E insisto en que nada hay de extraño en ello.
Un mecanismo sencillo que se basa en la réplica, en mimetizarse con el organismo atacado, le permite al invasor ser aceptado y comenzar a interactuar.
Tendemos a pensar que nuestro exterior es duro y únicamente permeable a lo que nos es grato, lo hemos construido nosotros mismos, con suma dedicación, para relacionarnos con el exterior, y a la vez protegernos de él. Y estamos muy satisfechos de su solidez, pero no es en absoluto infalible. Es como una frontera en la que nuestras virtudes y méritos, aquellas cosas que nos hacen fuertes, actúan como paneles reflectantes, repeliendo las radiaciones nocivas, y absorbiendo las beneficiosas.

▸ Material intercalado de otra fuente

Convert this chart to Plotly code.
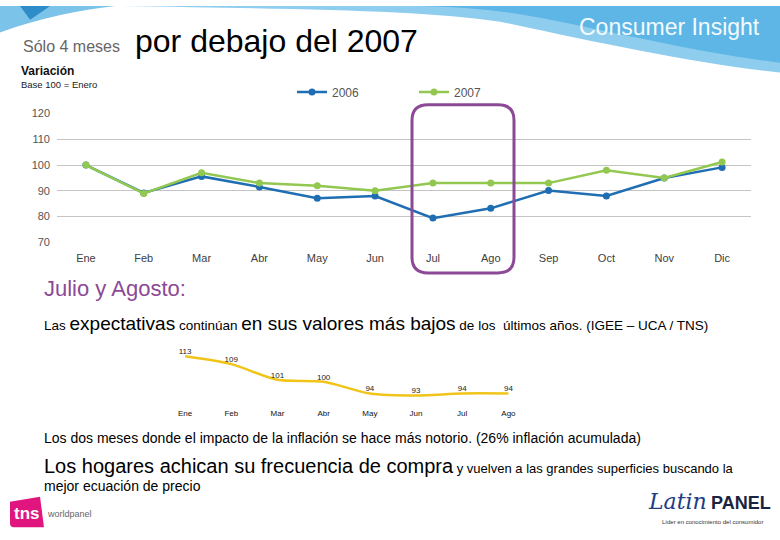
import plotly.graph_objects as go

# ---------------- data ----------------
months = ["Ene", "Feb", "Mar", "Abr", "May", "Jun", "Jul", "Ago", "Sep", "Oct", "Nov", "Dic"]
serie_2006 = [100, 89.2, 95.6, 91.5, 87.1, 88.0, 79.4, 83.2, 90.1, 88.0, 95.0, 99.1]
serie_2007 = [100, 89.0, 97.0, 93.0, 92.0, 90.0, 93.0, 93.0, 93.0, 98.0, 95.0, 101.2]
y_ticks = [70, 80, 90, 100, 110, 120]

igee_months = ["Ene", "Feb", "Mar", "Abr", "May", "Jun", "Jul", "Ago"]
igee_values = [113, 109, 101, 100, 94, 93, 94, 94]

W, H = 780, 540
FONT = "Liberation Sans, Arial, sans-serif"


def px(x):
    return x / W


def py(y):
    return 1 - y / H


fig = go.Figure()

fig.add_trace(go.Scatter(
    x=months, y=serie_2006, name="2006", mode="lines+markers",
    line=dict(color="#1F6EB3", width=2.5), marker=dict(size=7, color="#1F6EB3"),
    xaxis="x", yaxis="y"))
fig.add_trace(go.Scatter(
    x=months, y=serie_2007, name="2007", mode="lines+markers",
    line=dict(color="#92C850", width=2.5), marker=dict(size=7, color="#92C850"),
    xaxis="x", yaxis="y"))

fig.add_trace(go.Scatter(
    x=igee_months, y=igee_values, mode="lines+text", showlegend=False,
    text=[str(v) for v in igee_values], textposition="top center",
    textfont=dict(size=8, color="#222222", family=FONT),
    line=dict(color="#F0C419", width=2.5, shape="spline", smoothing=0.8),
    xaxis="x2", yaxis="y2", cliponaxis=False))

shapes = []
# header blue wave (right)
shapes.append(dict(type="path", xref="paper", yref="paper", layer="below",
                   path=f"M {px(120)},{py(0)} L {px(780)},{py(0)} L {px(780)},{py(68)} "
                        f"C {px(700)},{py(60)} {px(600)},{py(38)} {px(500)},{py(16)} "
                        f"C {px(420)},{py(4)} {px(300)},{py(3)} {px(120)},{py(0)} Z",
                   fillcolor="#8FCDEE", line=dict(width=0)))
shapes.append(dict(type="path", xref="paper", yref="paper", layer="below",
                   path=f"M {px(420)},{py(0)} L {px(780)},{py(0)} L {px(780)},{py(58)} "
                        f"C {px(700)},{py(48)} {px(620)},{py(28)} {px(540)},{py(12)} "
                        f"C {px(500)},{py(4)} {px(460)},{py(1)} {px(420)},{py(0)} Z",
                   fillcolor="#5DB6E6", line=dict(width=0)))
# header blue wedge (left)
shapes.append(dict(type="path", xref="paper", yref="paper", layer="below",
                   path=f"M {px(0)},{py(0)} L {px(115)},{py(0)} "
                        f"C {px(80)},{py(4)} {px(40)},{py(12)} {px(0)},{py(27)} Z",
                   fillcolor="#7CC3EA", line=dict(width=0)))
shapes.append(dict(type="path", xref="paper", yref="paper", layer="below",
                   path=f"M {px(20)},{py(0)} L {px(50)},{py(0)} "
                        f"C {px(42)},{py(6)} {px(36)},{py(10)} {px(30)},{py(14)} "
                        f"C {px(26)},{py(8)} {px(22)},{py(3)} {px(20)},{py(0)} Z",
                   fillcolor="#2E8CC8", line=dict(width=0)))

# purple rounded highlight box around Jul/Ago
x0, x1, y0, y1, r = 412, 514, 101, 273, 16
shapes.append(dict(type="path", xref="paper", yref="paper", layer="above",
                   path=(f"M {px(x0 + r)},{py(y0)} L {px(x1 - r)},{py(y0)} "
                         f"Q {px(x1)},{py(y0)} {px(x1)},{py(y0 + r)} "
                         f"L {px(x1)},{py(y1 - r)} Q {px(x1)},{py(y1)} {px(x1 - r)},{py(y1)} "
                         f"L {px(x0 + r)},{py(y1)} Q {px(x0)},{py(y1)} {px(x0)},{py(y1 - r)} "
                         f"L {px(x0)},{py(y0 + r)} Q {px(x0)},{py(y0)} {px(x0 + r)},{py(y0)} Z"),
                   line=dict(color="#8C4A96", width=3), fillcolor="rgba(0,0,0,0)"))

# tns logo square
shapes.append(dict(type="path", xref="paper", yref="paper",
                   path=f"M {px(10)},{py(507)} L {px(40)},{py(502)} L {px(44)},{py(533)} "
                        f"L {px(14)},{py(533)} Q {px(10)},{py(533)} {px(10)},{py(529)} Z",
                   fillcolor="#E0157D", line=dict(width=0)))

annotations = []


def txt(x, y, text, size, color="#000000", family=FONT, xanchor="left", yanchor="middle"):
    annotations.append(dict(x=px(x), y=py(y), xref="paper", yref="paper", text=text,
                            showarrow=False, xanchor=xanchor, yanchor=yanchor,
                            font=dict(size=size, color=color, family=family)))


txt(21, 41, "Sólo 4 meses", 16, "#666666")
txt(133, 36, "por debajo del 2007", 32, "#000000")
txt(762, 21, "Consumer Insight", 23, "#F4FAFE", xanchor="right")
txt(19, 66, "<b>Variación</b>", 12, "#111111")
txt(19, 80, "Base 100 = Enero", 9.5, "#222222")

txt(42, 289, "Julio y Agosto:", 22, "#8C4A96")
txt(42, 325,
    "<span style='font-size:13.5px'>Las </span>expectativas"
    "<span style='font-size:13.5px'> continúan </span>en sus valores más bajos"
    "<span style='font-size:13.5px'> de los  últimos años. (IGEE – UCA / TNS)</span>",
    19, "#000000")
txt(42, 442, "Los dos meses donde el impacto de la inflación se hace más notorio. (26% inflación acumulada)",
    14, "#000000")
txt(42, 470,
    "Los hogares achican su frecuencia de compra"
    "<span style='font-size:13px'> y vuelven a las grandes superficies buscando la</span>",
    20, "#000000")
txt(42, 491, "mejor ecuación de precio", 14, "#000000")

txt(27, 519, "<b>tns</b>", 17, "#FFFFFF", xanchor="center")
txt(45, 520, "worldpanel", 9, "#666666")
txt(646, 507, "<i>Latin</i>", 22, "#1B3E84", "DejaVu Serif, serif")
txt(773, 508, "<b>PANEL</b>", 18, "#1A2340", xanchor="right")
txt(712, 528, "Líder en conocimiento del consumidor", 6, "#333333", xanchor="center")

fig.update_layout(
    width=W, height=H, margin=dict(l=0, r=0, t=0, b=0),
    paper_bgcolor="white", plot_bgcolor="white",
    font=dict(family=FONT),
    showlegend=True,
    legend=dict(orientation="h", x=px(292), y=py(88), xanchor="left", yanchor="middle",
                font=dict(size=12, color="#555555"), itemwidth=30,
                entrywidth=77, entrywidthmode="pixels", bgcolor="rgba(0,0,0,0)"),
    xaxis=dict(domain=[px(57), px(751)], range=[-0.5, 11.5], showgrid=False, zeroline=False,
               tickfont=dict(size=11, color="#404040"), ticklabelstandoff=8,
               showline=False, fixedrange=True),
    yaxis=dict(domain=[py(241.7), py(110)], range=[70, 120], tickvals=y_ticks,
               showgrid=True, gridcolor="#C4C4C4", gridwidth=1, zeroline=False,
               tickfont=dict(size=11, color="#555555"), ticklabelstandoff=6),
    xaxis2=dict(domain=[px(162), px(531.5)], range=[-0.5, 7.5], showgrid=False, zeroline=False,
                showline=False, anchor="y2", tickfont=dict(size=8, color="#111111"),
                ticklabelstandoff=6),
    yaxis2=dict(domain=[py(404.3), py(352.3)], range=[90, 116], anchor="x2",
                showgrid=False, zeroline=False, showticklabels=False),
    shapes=shapes, annotations=annotations,
)

fig.write_html("out.html", config={"displayModeBar": False},
               post_script="document.body.style.margin='0';")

No obstante cualquiera que lo imite, fingiéndosenos familiar a la vista, puede obtener los claves que le darían acceso a nuestra masa interior, más viscosa, más gelatinosa, constituida por lo que tratamos de preservar de las miradas ajenas, nuestros defectos, nuestras represiones, nuestros puntos flacos.
Cuando el agresor, en este caso el virus, infecta al agredido, en este caso la célula, es porque ha conseguido burlar esta barrera, esta costra imperfecta, y extenderse a nuestro blando y débil lecho interior. O dicho de otro modo, estudiando nuestro aspecto exterior, y sometiéndolo a réplica, ha sido capaz de mimetizar, reproducir e infiltrarse en nuestro talón de Aquiles.
Este apasionante juego del gato y el ratón, reducido al absurdo, es en el fondo esa frecuencia parásita de la que hablo. La verdadera hilandera y retejedora de los misterios de la vida, o peor aún, de sus únicas certezas.